Mercredi 10 novembre : le temps des rumeurs
La ville se réveille sur une rumeur inquiétante. Les insurgés, encore en liberté, se seraient lancés dans des rapts d’enfants. Fausse alerte. Certains militants et journalistes reçoivent des menaces de mort par téléphone. Beaucoup ont choisi de quitter momentanément leurs domiciles et de s’installer dans des hôtels, ou chez différents parents et amis. “C’est dire que ce n’est pas encore terminé, soupire notre militant associatif. L’ordre est peut-être rétabli, mais la panique gagne tous les habitants de la ville”. A partir de midi, la vie reprend doucement sur les principales avenues de Laâyoune. De temps à autre, des camions chargés de véhicules calcinés apparaissent ici et là. “Il faudra au moins deux semaines avant de tout nettoyer, et pas moins d’un an pour que les immeubles et les administrations saccagés redeviennent vraiment opérationnels”, affirme un élu local à Laâyoune. En début d’après-midi, le ministre de l’Intérieur et le directeur général de la DGSN arrivent sur place, mais s’enferment au siège de la wilaya.
Peu après la prière d’Al Asr, l’un des militaires tués lors des confrontations du lundi est inhumé au cimetière du quartier industriel de Laâyoune. Seul un gouverneur local a finalement fait le déplacement. Les obsèques officielles (peut-on les appeler ainsi d’ailleurs ?) sont expédiées en quelques minutes. Le père du défunt reçoit le drapeau dans lequel était enveloppée la dépouille de son fils. Il écrase une larme, en jetant un dernier regard sur la tombe encore fraîche, sans doute désappointé par le peu d’égards réservés à un soldat tombé pour la patrie. 

 

Communication. Service minimum
Les militaires tombés à Laâyoune sont discrètement inhumés, les uns après les autres, dans différentes villes du pays. Pourquoi n’ont-ils pas eu droit à des obsèques officielles, alors qu’ils sont morts durant l’exercice de leurs fonctions ?

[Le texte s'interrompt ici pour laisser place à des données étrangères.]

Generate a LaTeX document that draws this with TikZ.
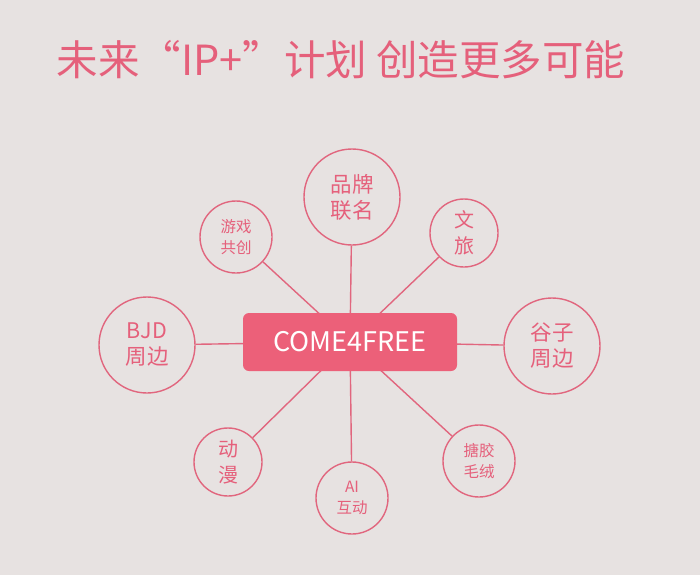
\documentclass[tikz,border=0pt]{standalone}
\usepackage{fontspec}
\newfontfamily\cjk{Noto Sans CJK SC}
\definecolor{bgc}{HTML}{E7E2E1}
\definecolor{pk}{HTML}{E5607B}
\definecolor{boxc}{HTML}{EC6079}
\definecolor{lnc}{HTML}{E1667E}
\begin{document}
\begin{tikzpicture}[x=1pt,y=-1pt,
  bub/.style={circle,draw=lnc,line width=1.4pt,fill=bgc,inner sep=0pt,text=pk,align=center,font=\cjk},
  big/.style={bub,minimum size=96pt,font=\cjk\fontsize{21.5}{26}\selectfont},
  mid/.style={bub,minimum size=68pt,font=\cjk\fontsize{20}{26}\selectfont},
  sml/.style={bub,minimum size=72pt,font=\cjk\fontsize{15.5}{21}\selectfont},
  spoke/.style={draw=lnc,line width=1.4pt}]
\fill[bgc] (0,0) rectangle (700,575);
\node[text=pk,font=\cjk\fontsize{41.5}{44}\selectfont,anchor=center] (title) at (341,60) {未来“IP+”计划 创造更多可能};
\coordinate (ctr) at (350,342);
\node[big] (pp) at (352,197) {品牌\\联名};
\node[sml] (yx) at (236,237) {游戏\\共创};
\node[mid] (wl) at (464,233) {文\\旅};
\node[big] (bjd) at (147,345) {BJD\\周边};
\node[big] (gz) at (552,346) {谷子\\周边};
\node[mid] (dm) at (228,462) {动\\漫};
\node[sml] (ai) at (352,498) {AI\\互动};
\node[sml] (tj) at (479,461) {搪胶\\毛绒};
\foreach \n in {pp,yx,wl,bjd,gz,dm,ai,tj}
  \draw[spoke] (\n) -- (ctr);
\node[fill=boxc,rounded corners=6pt,minimum width=214pt,minimum height=58pt,inner sep=0pt,text=white,font=\cjk\fontsize{27}{30}\selectfont] (box) at (350,342) {COME4FREE};
\end{tikzpicture}
\end{document}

Pourquoi le Maroc ne communique-t-il pas (ou alors très timidement) sur les pertes enregistrées parmi ses gendarmes, ses policiers et ses Forces auxiliaires ? “L’attitude des autorités est assez étrange. En communiquant sur ces décès, les officiels participeraient pourtant à remonter le moral des troupes, massivement stationnées dans le sud. Politiquement, cette communication permettrait également d’insister sur le caractère criminel et sauvage des fauteurs de troubles et de quelques indépendantistes”, estime une source médiatique à Laâyoune. En face, les responsables du ministère de l’Intérieur jouent la carte de la prudence. “Les accusations des personnes interpellées pourraient être très graves, de même que les connexions qui pourraient être établies avec des organisations étrangères. Tout cela sera communiqué en temps et en heure. Mais, pour l’instant, les responsables préfèrent respecter la procédure et ne pas faire de tapage qui pourrait décrédibiliser toute l’opération”, précise une source sécuritaire à Laâyoune.